Ross robbed the Brookwood Mart, located in Harrisburg, by gunpoint on three separate occasions on December 8, 17, and 22, 2016. Each time, he stole hundreds of dollars of cash from the store registers.  Two of the three times, he also stole dozens of instant lottery tickets.

There was surveillance footage from the robberies, but Ross was heavily hooded and masked, so identification was a significant issue, but Ross cashed some of the stolen lottery tickets the morning after one of the robberies at another convenience store, before the tickets could even be reported stolen.  The PA Lottery provided the location, date and time of the cashings, and Harrisburg detectives were able to review in-store surveillance videos at the store where the tickets were cashed.  That surveillance footage revealed a license plate that led detectives to Ross’ residence where a search warrant was executed.  Detectives found the very distinctive gun Ross used in all three robberies, a shirt tied like a mask, a pair of black boots, a black knit hat and a flat-brimmed hat seen in surveillance footage. 
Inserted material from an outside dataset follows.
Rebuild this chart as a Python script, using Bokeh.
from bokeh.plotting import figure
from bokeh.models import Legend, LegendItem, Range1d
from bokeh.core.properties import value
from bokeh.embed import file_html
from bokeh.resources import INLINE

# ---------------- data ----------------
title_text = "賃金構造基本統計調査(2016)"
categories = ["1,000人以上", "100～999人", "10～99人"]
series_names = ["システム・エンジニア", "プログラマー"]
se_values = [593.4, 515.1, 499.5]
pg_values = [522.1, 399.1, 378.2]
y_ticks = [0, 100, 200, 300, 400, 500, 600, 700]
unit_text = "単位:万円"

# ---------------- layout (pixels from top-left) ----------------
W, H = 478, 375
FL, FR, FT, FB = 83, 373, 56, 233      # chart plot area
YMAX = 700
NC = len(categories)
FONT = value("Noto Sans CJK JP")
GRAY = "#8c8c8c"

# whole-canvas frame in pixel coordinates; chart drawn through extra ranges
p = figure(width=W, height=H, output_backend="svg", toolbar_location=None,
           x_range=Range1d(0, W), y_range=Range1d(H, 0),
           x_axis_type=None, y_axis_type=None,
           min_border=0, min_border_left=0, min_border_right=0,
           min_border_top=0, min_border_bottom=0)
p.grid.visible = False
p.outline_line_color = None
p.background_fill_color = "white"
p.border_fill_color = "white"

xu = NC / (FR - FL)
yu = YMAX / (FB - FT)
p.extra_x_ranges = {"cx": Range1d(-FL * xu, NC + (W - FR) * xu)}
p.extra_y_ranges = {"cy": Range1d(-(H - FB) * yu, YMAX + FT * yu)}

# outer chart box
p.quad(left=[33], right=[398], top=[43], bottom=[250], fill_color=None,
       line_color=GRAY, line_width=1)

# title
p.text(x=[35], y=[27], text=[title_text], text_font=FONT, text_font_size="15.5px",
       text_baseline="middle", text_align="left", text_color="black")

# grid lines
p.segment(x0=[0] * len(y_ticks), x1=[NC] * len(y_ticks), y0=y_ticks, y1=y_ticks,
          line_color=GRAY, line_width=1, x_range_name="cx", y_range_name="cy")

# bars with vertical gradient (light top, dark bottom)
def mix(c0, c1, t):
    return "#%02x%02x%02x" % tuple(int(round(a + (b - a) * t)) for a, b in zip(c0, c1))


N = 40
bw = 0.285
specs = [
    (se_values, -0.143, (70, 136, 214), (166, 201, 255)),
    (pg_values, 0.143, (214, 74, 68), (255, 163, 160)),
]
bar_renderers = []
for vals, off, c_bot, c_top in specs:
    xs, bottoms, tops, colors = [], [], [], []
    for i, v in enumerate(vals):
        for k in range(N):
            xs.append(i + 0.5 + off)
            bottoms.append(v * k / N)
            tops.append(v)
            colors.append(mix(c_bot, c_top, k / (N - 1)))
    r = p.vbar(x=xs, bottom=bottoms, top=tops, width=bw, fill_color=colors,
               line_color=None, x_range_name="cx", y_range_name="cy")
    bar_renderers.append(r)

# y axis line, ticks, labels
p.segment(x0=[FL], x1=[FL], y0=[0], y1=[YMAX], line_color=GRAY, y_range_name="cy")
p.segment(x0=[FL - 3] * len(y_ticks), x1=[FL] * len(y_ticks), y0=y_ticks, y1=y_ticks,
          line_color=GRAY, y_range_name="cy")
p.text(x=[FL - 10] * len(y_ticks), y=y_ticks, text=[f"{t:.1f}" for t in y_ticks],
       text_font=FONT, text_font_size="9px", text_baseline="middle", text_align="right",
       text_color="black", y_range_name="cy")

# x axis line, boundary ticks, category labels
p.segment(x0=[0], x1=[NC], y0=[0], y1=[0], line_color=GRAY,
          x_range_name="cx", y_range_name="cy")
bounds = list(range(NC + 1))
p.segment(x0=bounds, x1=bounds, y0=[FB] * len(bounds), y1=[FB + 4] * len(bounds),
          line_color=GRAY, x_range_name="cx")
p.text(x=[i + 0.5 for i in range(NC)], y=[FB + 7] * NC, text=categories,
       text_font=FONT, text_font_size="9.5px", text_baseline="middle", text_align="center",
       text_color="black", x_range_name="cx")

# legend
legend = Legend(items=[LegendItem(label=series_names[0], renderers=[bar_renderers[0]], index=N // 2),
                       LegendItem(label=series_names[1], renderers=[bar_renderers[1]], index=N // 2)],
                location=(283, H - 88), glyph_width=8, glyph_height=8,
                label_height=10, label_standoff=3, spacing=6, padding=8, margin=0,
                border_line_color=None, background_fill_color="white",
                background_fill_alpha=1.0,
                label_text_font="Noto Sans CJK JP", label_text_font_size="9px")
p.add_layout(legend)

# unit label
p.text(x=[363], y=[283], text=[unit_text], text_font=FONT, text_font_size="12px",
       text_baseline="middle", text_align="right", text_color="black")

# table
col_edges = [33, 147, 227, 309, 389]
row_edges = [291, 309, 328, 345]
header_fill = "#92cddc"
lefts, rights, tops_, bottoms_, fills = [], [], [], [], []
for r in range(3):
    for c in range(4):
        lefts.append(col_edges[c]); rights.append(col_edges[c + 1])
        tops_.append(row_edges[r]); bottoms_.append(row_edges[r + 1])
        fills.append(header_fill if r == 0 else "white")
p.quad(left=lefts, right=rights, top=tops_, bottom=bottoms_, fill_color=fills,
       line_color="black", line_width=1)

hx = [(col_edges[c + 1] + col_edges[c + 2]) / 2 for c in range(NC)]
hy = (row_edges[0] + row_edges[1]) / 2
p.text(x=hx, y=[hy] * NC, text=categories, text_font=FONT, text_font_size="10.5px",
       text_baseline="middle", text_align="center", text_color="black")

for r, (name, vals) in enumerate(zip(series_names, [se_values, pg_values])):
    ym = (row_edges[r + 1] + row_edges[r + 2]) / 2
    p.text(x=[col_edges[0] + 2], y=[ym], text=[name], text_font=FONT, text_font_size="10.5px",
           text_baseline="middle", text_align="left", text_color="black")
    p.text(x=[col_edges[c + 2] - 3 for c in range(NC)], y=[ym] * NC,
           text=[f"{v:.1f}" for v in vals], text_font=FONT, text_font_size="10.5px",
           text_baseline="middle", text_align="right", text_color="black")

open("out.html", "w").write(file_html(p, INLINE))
The case was investigated by the Harrisburg Police Department.  Assistant United States Attorneys James T. Clancy and Carl Marchioli prosecuted the case.

This case is part of Project Safe Neighborhoods (PSN), a program bringing together all levels of law enforcement and the communities they serve to reduce violent crime and make our neighborhoods safer for everyone. Attorney General Jeff Sessions reinvigorated PSN in 2017 as part of the Department’s renewed focus on targeting violent criminals, directing all U.S. Attorney’s Offices to work in partnership with federal, state, local, and tribal law enforcement and the local community to develop effective, locally-based strategies to reduce violent crime.

A sentence following a finding of guilt is imposed by the Judge after consideration of the applicable federal sentencing statutes and the Federal Sentencing Guidelines.

The maximum penalty under federal law for each of the unlawful possession of firearm charges is 10 years in prison, a term of supervised release following imprisonment, and a fine.  The maximum penalty for each of the armed robbery charges is 20 years in prison, a term of supervised release following imprisonment, and a fine.  The maximum penalty for each charge of brandishing a firearm during a crime of violence is life in prison; each of those charges carries a mandatory consecutive 25-year sentence.  Under the Federal Sentencing Guidelines, the Judge is also required to consider and weigh a number of factors, including the nature, circumstances and seriousness of the offense; the history and characteristics of the defendant; and the need to punish the defendant, protect the public and provide for the defendant's educational, vocational and medical needs.  For these reasons, the statutory maximum penalty for the offense is not an accurate indicator of the potential sentence for a specific defendant.